Herschel deals with it by becoming even more closely intertwined with his religion and culture, while Ben deals with it by becoming more secular. But by the end, Ben too starts finding comfort in the rituals of religions, especially around grieving and acknowledging the death of loved ones - in this case his own loving and supportive parents. Since no modern equivalent exists of sharing and processing grief, it is a touching moment when Ben among strangers in the "old country" of Schulpsk finally cries about his parents dying in a car crash. It is a trauma that he has left unprocessed and singing the Mourner's Kaddish at a stranger's funeral allows him to grieve his own loss. 

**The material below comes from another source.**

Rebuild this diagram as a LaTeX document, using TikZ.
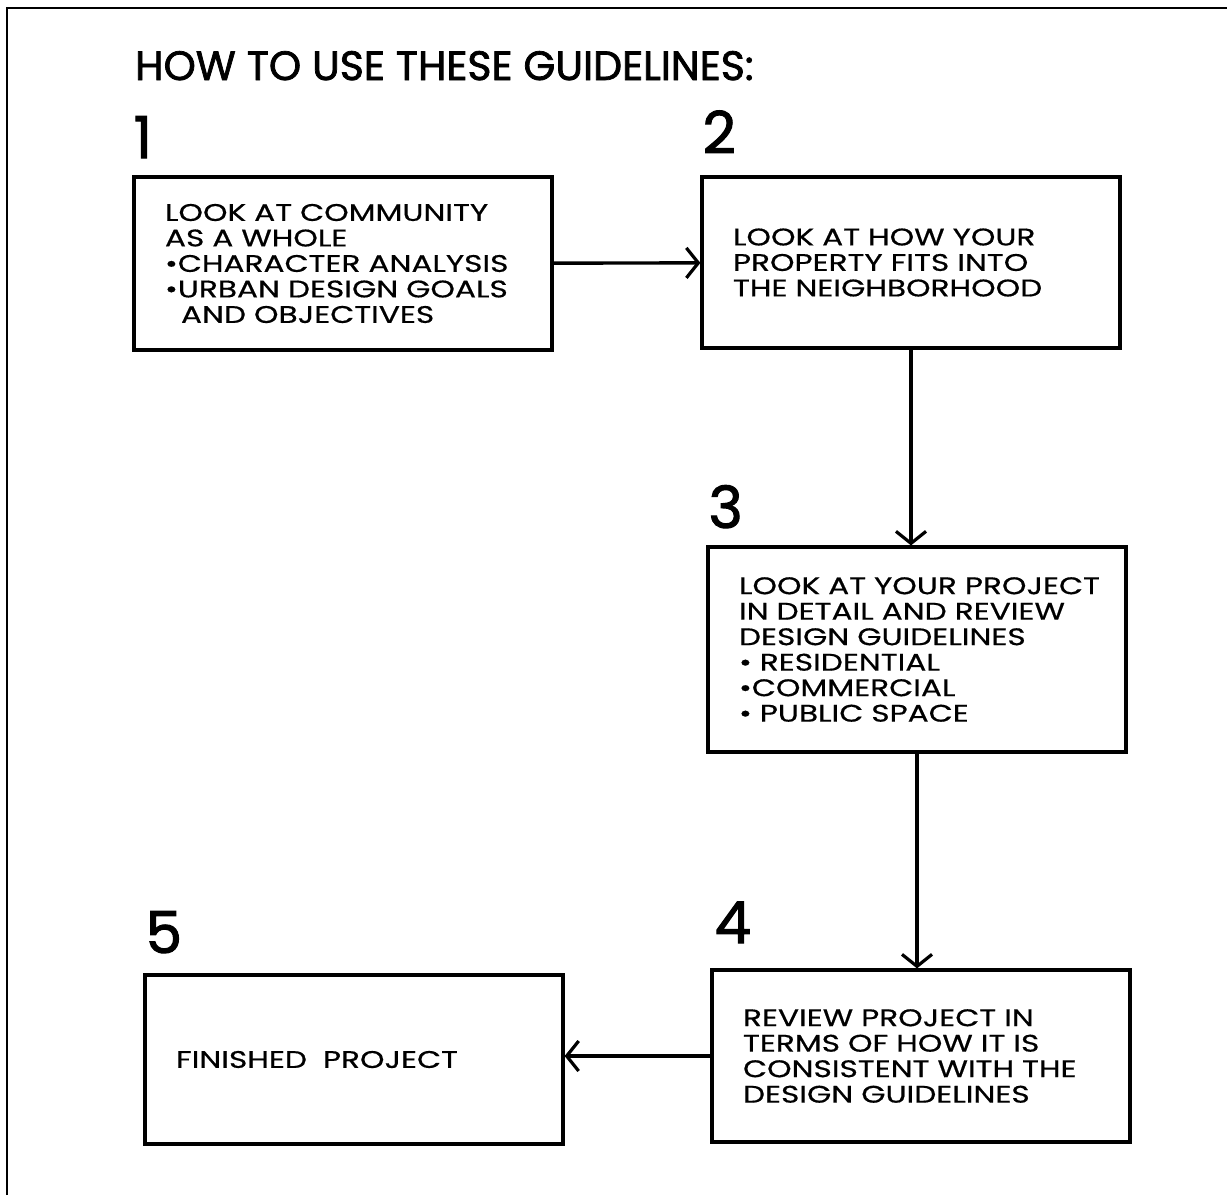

Before that and Ben's eventual reconciliation with Herschel, the two generations clash in a series of escalating events since both are critical of the flaws they represent of their own times. Herschel sees Ben as someone who is disconnected from family, from passion, from grief, from everything that makes life full and worth living. Ben finds Herschel's prejudices and narrow-mindedness as despicable and unevolved. But after a few misadventures, and a revelation about why Ben called his app "Beep Bop" (which is surprisingly affecting), they pray and make up. In the end credits, they bond over 'Yentl' starring Barbara Streisand. 

The whole exercise is a way for Seth Rogen to pay an ode to the vulnerable male of today that wonders if he is being less mensch than the generations of men who came before him with 'real' jobs. Whether being exposed to the easy luxuries of today has made him less hardy and less adult than the men of the 'ye old days'. It is about finding a place in a world which no longer needs him to be a protector and provider.

'An American Pickle' premiered on August 6 and is available to stream on HBO Max.